Divide or pinch a dough just little bit bigger then egg, shape into a ball and place on buttered cookie sheet, flatten to about 3/8” thick and cover with towel. Let rise 10 minutes. Indent center of each pie leaving a rim about 1/2” wide and top center with filling. Brush edges lightly with melted butter and bake for about 25 – 30 minutes.  When golden brown remove from oven and place on cooling rack to cool. Brush rim with butter while kolaches are still hot.
Cottage Cheese Filling:
1/2 lb. dry cottage cheese
1/4 c. white sugar (more if you like)
1/4 tsp. cinnamon
1 egg yolk
1/4 c. cooked, drained white raisins

Mix together well so it is spreadable.
Poppy Seed Filling:
1-1/2 c. ground poppy seed
1/3 c. milk
1 Tbs. butter

In a saucepan, bring milk to simmer, add butter and poppy seeds. Slowly simmer till milk is absorbed. Let cool before using.
Prune Filling:
1 c. dried pitted prunes, chopped. Simmer prunes in 1/4 cup of water till soft. Add 1/4 teaspoon cinnamon and mix well. Let cool before using.
Ready for second rise.
Fresh from the oven.
Light as a feather.

Pasta and Cheese Brûlée

Last night I felt like another comfort food so I whipped egg noodles with short ribs Bolognese sauce (from freezer) topped with grilled cheese. I didn’t feel like preheating big broiler in my gas oven so I’ve decided to use torch just like in Crème Brûlée. I thought that it would be original but today I Goggled it and what do you know, there is a dish called Goat cheese Crème Brûlée. I was floored. I wouldn’t be surprised one bit if Julia Child was first to use this technique, she was so creative. (And so am I, me think J)
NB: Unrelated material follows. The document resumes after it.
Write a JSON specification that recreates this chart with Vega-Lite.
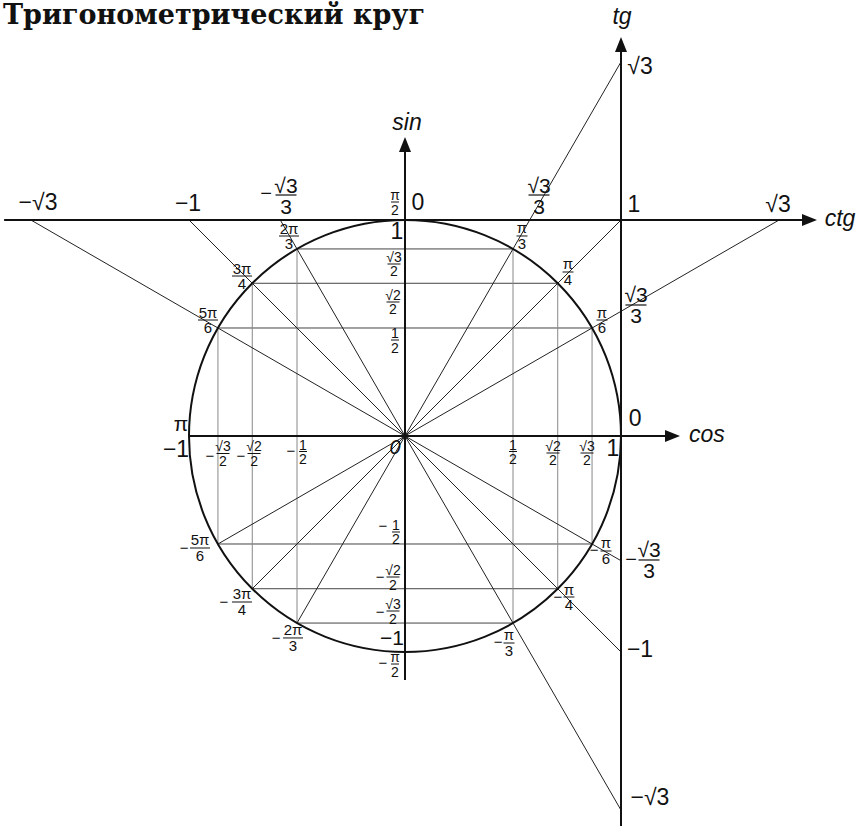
{
 "$schema": "https://vega.github.io/schema/vega-lite/v6.json",
 "width": 863, "height": 826, "padding": 0, "autosize": {"type": "none"},
 "background": "white",
 "config": {"view": {"stroke": null}},
 "datasets": {
  "lines": [
   {"k":"axis","x":-1.856,"y":1,"x2":1.84,"y2":1},
   {"k":"axis","x":1,"y":-1.81,"x2":1,"y2":1.80},
   {"k":"axis","x":-1,"y":0,"x2":1.225,"y2":0},
   {"k":"axis","x":0,"y":-1.13,"x2":0,"y2":1.335},
   {"k":"radial","x":-1.7321,"y":1,"x2":1,"y2":-0.5774},
   {"k":"radial","x":-1,"y":1,"x2":1,"y2":-1},
   {"k":"radial","x":-0.5774,"y":1,"x2":1,"y2":-1.7321},
   {"k":"radial","x":1,"y":1.7321,"x2":-0.5,"y2":-0.866},
   {"k":"radial","x":1,"y":1,"x2":-0.7071,"y2":-0.7071},
   {"k":"radial","x":1.7321,"y":1,"x2":-0.866,"y2":-0.5},
   {"k":"hchord","x":-0.866,"y":0.5,"x2":0.866,"y2":0.5},
   {"k":"hchord","x":-0.7071,"y":0.7071,"x2":0.7071,"y2":0.7071},
   {"k":"hchord","x":-0.5,"y":0.866,"x2":0.5,"y2":0.866},
   {"k":"hchord","x":-0.866,"y":-0.5,"x2":0.866,"y2":-0.5},
   {"k":"hchord","x":-0.7071,"y":-0.7071,"x2":0.7071,"y2":-0.7071},
   {"k":"hchord","x":-0.5,"y":-0.866,"x2":0.5,"y2":-0.866},
   {"k":"vchord","x":0.5,"y":-0.866,"x2":0.5,"y2":0.866},
   {"k":"vchord","x":0.7071,"y":-0.7071,"x2":0.7071,"y2":0.7071},
   {"k":"vchord","x":0.866,"y":-0.5,"x2":0.866,"y2":0.5},
   {"k":"vchord","x":-0.5,"y":-0.866,"x2":-0.5,"y2":0.866},
   {"k":"vchord","x":-0.7071,"y":-0.7071,"x2":-0.7071,"y2":0.7071},
   {"k":"vchord","x":-0.866,"y":-0.5,"x2":-0.866,"y2":0.5}
  ],
  "center": [{"x":0,"y":0}],
  "arrows": [
   {"x":1.8727,"y":1,"d":"right"},
   {"x":1,"y":1.8125,"d":"up"},
   {"x":1.2384,"y":0,"d":"right"},
   {"x":0,"y":1.3495,"d":"up"}
  ],
  "labels": [
   {"t":"Тригонометрический круг","x":-1.861,"y":1.9426,"g":"title"},
   {"t":"tg","x":1.0046,"y":1.9398,"g":"axis"},
   {"t":"sin","x":0.0093,"y":1.449,"g":"axis"},
   {"t":"ctg","x":2.0139,"y":1.0046,"g":"axis"},
   {"t":"cos","x":1.398,"y":0.0046,"g":"axis"},
   {"t":"−√3","x":-1.699,"y":1.0764,"g":"big"},
   {"t":"−1","x":-1.0046,"y":1.074,"g":"big"},
   {"t":"0","x":0.0602,"y":1.0787,"g":"big"},
   {"t":"1","x":1.06,"y":1.069,"g":"big"},
   {"t":"√3","x":1.7269,"y":1.069,"g":"big"},
   {"t":"√3","x":1.088,"y":1.708,"g":"big"},
   {"t":"−1","x":1.088,"y":-0.9907,"g":"big"},
   {"t":"−√3","x":1.134,"y":-1.676,"g":"big"},
   {"t":"1","x":-0.037,"y":0.9444,"g":"big"},
   {"t":"−1","x":-1.06,"y":-0.0648,"g":"big"},
   {"t":"1","x":0.963,"y":-0.06,"g":"big"},
   {"t":"0","x":1.065,"y":0.0787,"g":"big"},
   {"t":"−1","x":-0.06,"y":-0.9421,"g":"mid"},
   {"t":"π","x":-1.037,"y":0.0509,"g":"mid"},
   {"t":"0","x":-0.0463,"y":-0.0556,"g":"zero"},
   {"t":"−","x":-0.9028,"y":-0.0926,"g":"minus"},
   {"t":"−","x":-0.7593,"y":-0.0926,"g":"minus"},
   {"t":"−","x":-0.5278,"y":-0.0694,"g":"minus"},
   {"t":"−","x":0.875,"y":-0.5278,"g":"minus"},
   {"t":"−","x":0.7083,"y":-0.7454,"g":"minus"},
   {"t":"−","x":0.4306,"y":-0.9537,"g":"minus"},
   {"t":"−","x":-1.0231,"y":-0.5185,"g":"minus"},
   {"t":"−","x":-0.838,"y":-0.7685,"g":"minus"},
   {"t":"−","x":-0.597,"y":-0.935,"g":"minus"},
   {"t":"−","x":-0.1019,"y":-0.4167,"g":"minus"},
   {"t":"−","x":-0.1157,"y":-0.6528,"g":"minus"},
   {"t":"−","x":-0.1157,"y":-0.8148,"g":"minus"},
   {"t":"−","x":-0.1019,"y":-1.051,"g":"minus"},
   {"t":"−","x":-0.6435,"y":1.1204,"g":"minusL"},
   {"t":"−","x":1.0463,"y":-0.574,"g":"minusL"}
  ],
  "fracs": [
   {"n":"π","d":"2","x":-0.0463,"y":1.0833,"g":"s"},
   {"n":"√3","d":"2","x":-0.0509,"y":0.7963,"g":"s"},
   {"n":"√2","d":"2","x":-0.0556,"y":0.6204,"g":"s"},
   {"n":"1","d":"2","x":-0.0463,"y":0.4444,"g":"s"},
   {"n":"√3","d":"2","x":-0.8426,"y":-0.081,"g":"s"},
   {"n":"√2","d":"2","x":-0.699,"y":-0.081,"g":"s"},
   {"n":"1","d":"2","x":-0.4722,"y":-0.0718,"g":"s"},
   {"n":"1","d":"2","x":0.5,"y":-0.0718,"g":"s"},
   {"n":"√2","d":"2","x":0.685,"y":-0.0787,"g":"s"},
   {"n":"√3","d":"2","x":0.8426,"y":-0.0787,"g":"s"},
   {"n":"1","d":"2","x":-0.0417,"y":-0.4444,"g":"s"},
   {"n":"√2","d":"2","x":-0.0556,"y":-0.6528,"g":"s"},
   {"n":"√3","d":"2","x":-0.0556,"y":-0.8102,"g":"s"},
   {"n":"π","d":"2","x":-0.0463,"y":-1.0556,"g":"s"},
   {"n":"2π","d":"3","x":-0.537,"y":0.9259,"g":"m"},
   {"n":"3π","d":"4","x":-0.7546,"y":0.7407,"g":"m"},
   {"n":"5π","d":"6","x":-0.912,"y":0.537,"g":"m"},
   {"n":"π","d":"3","x":0.5417,"y":0.926,"g":"m"},
   {"n":"π","d":"4","x":0.7546,"y":0.7593,"g":"m"},
   {"n":"π","d":"6","x":0.912,"y":0.537,"g":"m"},
   {"n":"π","d":"6","x":0.9306,"y":-0.5324,"g":"m"},
   {"n":"π","d":"4","x":0.759,"y":-0.7454,"g":"m"},
   {"n":"π","d":"3","x":0.4815,"y":-0.9583,"g":"m"},
   {"n":"5π","d":"6","x":-0.949,"y":-0.5185,"g":"m"},
   {"n":"3π","d":"4","x":-0.7546,"y":-0.7685,"g":"m"},
   {"n":"2π","d":"3","x":-0.5185,"y":-0.935,"g":"m"},
   {"n":"√3","d":"3","x":-0.551,"y":1.1157,"g":"l"},
   {"n":"√3","d":"3","x":0.6204,"y":1.1157,"g":"l"},
   {"n":"√3","d":"3","x":1.0694,"y":0.6065,"g":"l"},
   {"n":"√3","d":"3","x":1.1296,"y":-0.574,"g":"l"}
  ]
 },
 "encoding": {
  "x": {"field":"x","type":"quantitative","scale":{"domain":[-1.875,2.12037],"nice":false,"zero":false},"axis":null},
  "y": {"field":"y","type":"quantitative","scale":{"domain":[-1.80556,2.01852],"nice":false,"zero":false},"axis":null}
 },
 "layer": [
  {"data":{"name":"lines"},"transform":[{"filter":"datum.k=='hchord'"}],"mark":{"type":"rule","stroke":"#444","strokeWidth":1},"encoding":{"x2":{"field":"x2"},"y2":{"field":"y2"}}},
  {"data":{"name":"lines"},"transform":[{"filter":"datum.k=='vchord'"}],"mark":{"type":"rule","stroke":"#888","strokeWidth":1},"encoding":{"x2":{"field":"x2"},"y2":{"field":"y2"}}},
  {"data":{"name":"lines"},"transform":[{"filter":"datum.k=='radial'"}],"mark":{"type":"rule","stroke":"#222","strokeWidth":1},"encoding":{"x2":{"field":"x2"},"y2":{"field":"y2"}}},
  {"data":{"name":"center"},"mark":{"type":"point","shape":"circle","size":186624,"filled":false,"stroke":"#111","strokeWidth":2,"opacity":1}},
  {"data":{"name":"lines"},"transform":[{"filter":"datum.k=='axis'"}],"mark":{"type":"rule","stroke":"#111","strokeWidth":2},"encoding":{"x2":{"field":"x2"},"y2":{"field":"y2"}}},
  {"data":{"name":"arrows"},"mark":{"type":"point","filled":true,"size":225,"color":"#111","opacity":1,"strokeWidth":0},
   "encoding":{"shape":{"field":"d","type":"nominal","scale":{"domain":["right","up"],"range":["M-1,-0.8L1,0L-1,0.8Z","M-0.8,1L0,-1L0.8,1Z"]},"legend":null}}},
  {"data":{"name":"labels"},"transform":[{"filter":"datum.g=='title'"}],"mark":{"type":"text","font":"DejaVu Serif","fontWeight":"bold","fontSize":27,"align":"left","baseline":"middle","color":"#111"},"encoding":{"text":{"field":"t"}}},
  {"data":{"name":"labels"},"transform":[{"filter":"datum.g=='axis'"}],"mark":{"type":"text","font":"Liberation Sans","fontStyle":"italic","fontSize":23,"align":"center","baseline":"middle","color":"#111"},"encoding":{"text":{"field":"t"}}},
  {"data":{"name":"labels"},"transform":[{"filter":"datum.g=='big'"}],"mark":{"type":"text","font":"Liberation Sans","fontSize":23,"align":"center","baseline":"middle","color":"#111"},"encoding":{"text":{"field":"t"}}},
  {"data":{"name":"labels"},"transform":[{"filter":"datum.g=='mid'"}],"mark":{"type":"text","font":"Liberation Sans","fontSize":21,"align":"center","baseline":"middle","color":"#111"},"encoding":{"text":{"field":"t"}}},
  {"data":{"name":"labels"},"transform":[{"filter":"datum.g=='zero'"}],"mark":{"type":"text","font":"Liberation Sans","fontStyle":"italic","fontSize":20,"align":"center","baseline":"middle","color":"#111"},"encoding":{"text":{"field":"t"}}},
  {"data":{"name":"labels"},"transform":[{"filter":"datum.g=='minus'"}],"mark":{"type":"text","font":"Liberation Sans","fontSize":15,"align":"center","baseline":"middle","color":"#111"},"encoding":{"text":{"field":"t"}}},
  {"data":{"name":"labels"},"transform":[{"filter":"datum.g=='minusL'"}],"mark":{"type":"text","font":"Liberation Sans","fontSize":20,"align":"center","baseline":"middle","color":"#111"},"encoding":{"text":{"field":"t"}}},
  {"data":{"name":"fracs"},"transform":[{"filter":"datum.g=='s'"}],"mark":{"type":"text","font":"Liberation Sans","fontSize":14,"align":"center","baseline":"alphabetic","dy":-2,"color":"#111"},"encoding":{"text":{"field":"n"}}},
  {"data":{"name":"fracs"},"transform":[{"filter":"datum.g=='s'"}],"mark":{"type":"text","font":"Liberation Sans","fontSize":14,"align":"center","baseline":"alphabetic","dy":12.5,"color":"#111"},"encoding":{"text":{"field":"d"}}},
  {"data":{"name":"fracs"},"transform":[{"filter":"datum.g=='m'"}],"mark":{"type":"text","font":"Liberation Sans","fontSize":15,"align":"center","baseline":"alphabetic","dy":-2.5,"color":"#111"},"encoding":{"text":{"field":"n"}}},
  {"data":{"name":"fracs"},"transform":[{"filter":"datum.g=='m'"}],"mark":{"type":"text","font":"Liberation Sans","fontSize":15,"align":"center","baseline":"alphabetic","dy":13,"color":"#111"},"encoding":{"text":{"field":"d"}}},
  {"data":{"name":"fracs"},"transform":[{"filter":"datum.g=='l'"}],"mark":{"type":"text","font":"Liberation Sans","fontSize":21,"align":"center","baseline":"alphabetic","dy":-2.5,"color":"#111"},"encoding":{"text":{"field":"n"}}},
  {"data":{"name":"fracs"},"transform":[{"filter":"datum.g=='l'"}],"mark":{"type":"text","font":"Liberation Sans","fontSize":21,"align":"center","baseline":"alphabetic","dy":18.5,"color":"#111"},"encoding":{"text":{"field":"d"}}},
  {"data":{"name":"fracs"},"transform":[{"filter":"datum.g=='s' && length(datum.n)==1"}],"mark":{"type":"tick","orient":"horizontal","size":8,"thickness":1,"color":"#111","opacity":1}},
  {"data":{"name":"fracs"},"transform":[{"filter":"datum.g=='s' && length(datum.n)==2"}],"mark":{"type":"tick","orient":"horizontal","size":13,"thickness":1,"color":"#111","opacity":1}},
  {"data":{"name":"fracs"},"transform":[{"filter":"datum.g=='m' && length(datum.n)==1"}],"mark":{"type":"tick","orient":"horizontal","size":11,"thickness":1,"color":"#111","opacity":1}},
  {"data":{"name":"fracs"},"transform":[{"filter":"datum.g=='m' && length(datum.n)==2"}],"mark":{"type":"tick","orient":"horizontal","size":20,"thickness":1,"color":"#111","opacity":1}},
  {"data":{"name":"fracs"},"transform":[{"filter":"datum.g=='l'"}],"mark":{"type":"tick","orient":"horizontal","size":21,"thickness":1.2,"color":"#111","opacity":1}}
 ]
}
Thursday, December 16, 2010

Schnitzel and Potato Salad

Butterflied pork tenderloin cutlet with potato salad, lemon and pickle.

Tonight, I took a test run for North Bohemian traditional Christmas lunch: Schnitzel, potato salad and pickle accompanied by a beer or two. Tonight’s version didn’t include traditional veal cutlet but the substitute under blind taste test would be indistinguishable. I used butterflied and pounded pork tenderloin slices seasoned with fine sea salt, ground pepper and hot Hungarian paprika. Since I used only half of a small pork tenderloin all I got was two butterflied cutlets and two smaller pieces but it was more then enough for two of us. To add more substance to the meat I breaded the cutlets in egg wash and Panko bread crumbs and they came out absolutely perfect. Nice and crunchy on outside and, since the Panko coating provided virtual shell, the pork inside was steamed to tender perfection.
There really isn’t much of a recipe, it is that simple, just a process.

Cut the tenderloin about 1/2” thick almost through and then another 1/2” all the way. Repeat.
Spread flat, put in plastic bag and pound till about 3/16” thick. I prefer see through bag rather then traditional aluminum foil because I can see what I’m doing.
On one side sprinkle with salt, pepper and paprika and roll both sides of cutlet in flour. 
Dip in egg wash and then drench in Panko.
The pan and oil is right temperature.
Preheat large frying pan, pour in oil about 1/4” deep, let it get hot and drop as many pieces as will fit without crowding the pan. After 3 minutes start checking for color. When light gold, turn over and shallow fry till other side is done. 
Meanwhile, serve room temperature potato salad on preheated plate, cut slice of lemon and slice pickle into 3 slices and reserve. Plate cutlet next to salad, top with lemon and pickle and serve.